Here is McGray on the rise to success of Tom Nix, a southern Californian entrepreneur and co-founder of a hugely profitable chain of check cashers and payday lenders:

“They built a whole new financial subculture, which now includes regional giants like Nix, national brands like Ace Cash Express, Advance America and Check ’n Go and thousands of local chains and anonymous corner stores — more outlets, in total, than all the McDonald’s restaurants in the United States plus all the Starbucks coffee shops. Inside, it’s like banking turned upside down. Poor customers are commodities, deposits are irrelevant, bad credit makes for a good loan candidate and recessions can be boom times. Add up all those small transactions and throw in businesses like pawnshops and auto-title lenders, and you’ve got a big industry — $100 billion annually and growing. Nix alone pulled in $28 million in fees last year.”

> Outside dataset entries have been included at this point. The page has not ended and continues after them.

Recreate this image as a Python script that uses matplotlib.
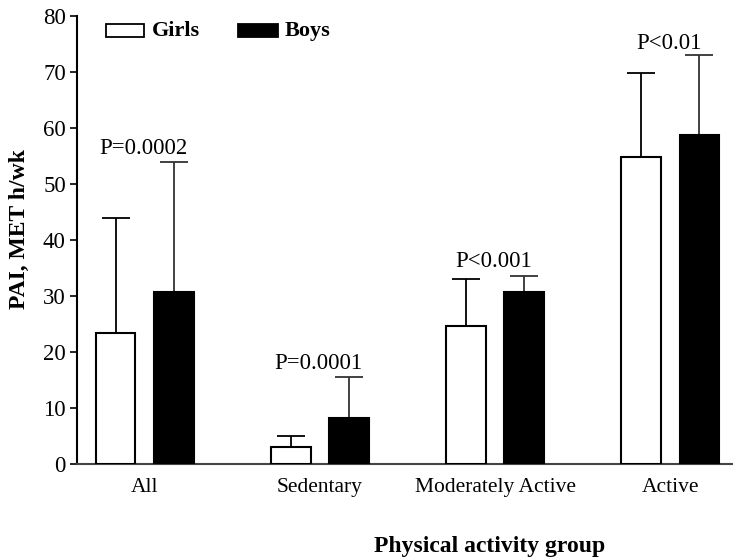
import numpy as np
import matplotlib.pyplot as plt
from matplotlib.patches import Rectangle

plt.rcParams['font.family'] = ['Liberation Serif', 'DejaVu Serif']

groups = ["All", "Sedentary", "Moderately Active", "Active"]
girls = [23.4, 3.1, 24.6, 54.8]
girls_err = [20.6, 1.9, 8.5, 15.1]
boys = [30.8, 8.2, 30.7, 58.7]
boys_err = [23.2, 7.4, 2.9, 14.3]
pvals = ["P=0.0002", "P=0.0001", "P<0.001", "P<0.01"]
pval_y = [55.4, 17.0, 35.2, 74.2]

fig = plt.figure(figsize=(7.33, 5.59), dpi=100)
ax = fig.add_axes([0.105, 0.170, 0.895, 0.801])

x = np.arange(len(groups))
w = 0.226
off = 0.166

ax.bar(x - off, girls, w, color="white", edgecolor="black", linewidth=1.5, zorder=3)
ax.bar(x + off, boys, w, color="black", edgecolor="black", linewidth=1.5, zorder=3)
ax.errorbar(x - off, girls, yerr=[np.zeros(4), girls_err], fmt="none",
            ecolor="black", elinewidth=1.3, capsize=10, capthick=1.3, zorder=2)
ax.errorbar(x + off, boys, yerr=[np.zeros(4), boys_err], fmt="none",
            ecolor="#333333", elinewidth=1.3, capsize=10, capthick=1.3, zorder=2)

for i, p in enumerate(pvals):
    ax.text(x[i] - 0.01, pval_y[i], p, ha="center", va="baseline", fontsize=16.5)

ax.set_xlim(-0.387, 3.358)
ax.set_ylim(0, 80)
ax.set_yticks(range(0, 81, 10))
ax.set_xticks(x)
ax.set_xticklabels(groups)
ax.tick_params(axis="x", length=0, labelsize=15.5, pad=10)
ax.tick_params(axis="y", length=5, width=1.2, labelsize=16.5, direction="out", pad=3)
ax.spines["top"].set_visible(False)
ax.spines["right"].set_visible(False)
ax.spines["left"].set_linewidth(1.5)
ax.spines["bottom"].set_linewidth(1.5)
ax.spines["bottom"].set_color("#444444")

fig.text(0.026, 0.591, "PAI, MET h/wk", rotation=90, ha="center", va="center",
         fontsize=17, fontweight="bold")
fig.text(0.668, 0.023, "Physical activity group", ha="center", va="center",
         fontsize=17, fontweight="bold")

# legend
ax.add_patch(Rectangle((0.045, 0.954), 0.057, 0.028, transform=ax.transAxes,
                       facecolor="white", edgecolor="black", linewidth=1.3, clip_on=False))
ax.text(0.114, 0.968, "Girls", transform=ax.transAxes, ha="left", va="center",
        fontsize=16, fontweight="bold")
ax.add_patch(Rectangle((0.245, 0.954), 0.061, 0.028, transform=ax.transAxes,
                       facecolor="black", edgecolor="black", linewidth=1.3, clip_on=False))
ax.text(0.317, 0.968, "Boys", transform=ax.transAxes, ha="left", va="center",
        fontsize=16, fontweight="bold")

fig.savefig("out.png", dpi=100)
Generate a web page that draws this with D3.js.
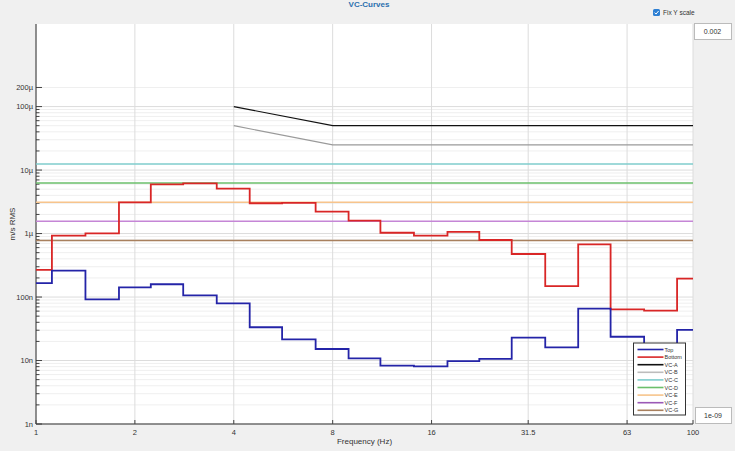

Of course, he includes a critique of the exorbitant fees charged (30 times the annual interest rate of a normal credit card for “payday loans” that offer 2-4 week cash advances.)  But the title of the article is telling: “Check-Cashers, Redeemed.”  And, of course, it is moving to read about the ground-up initiatives of hiring locally within the neighborhood and operating with absolute transparency–no hidden fees–and certainly this question of low-income, pseudo-banking iniatives is worth exploring.  But given that the poor pay the penalty for poverty in all aspects of life, from groceries to banking,  wouldn’t it be novel to consider instead venues for encouraging and enabling saving?  The innovative post-office savings systems of the U.K. and India, for example, make use of neighborhood outreach; somehow it’s hard to imagine the U.S. postal service selling more than Elvis stamps.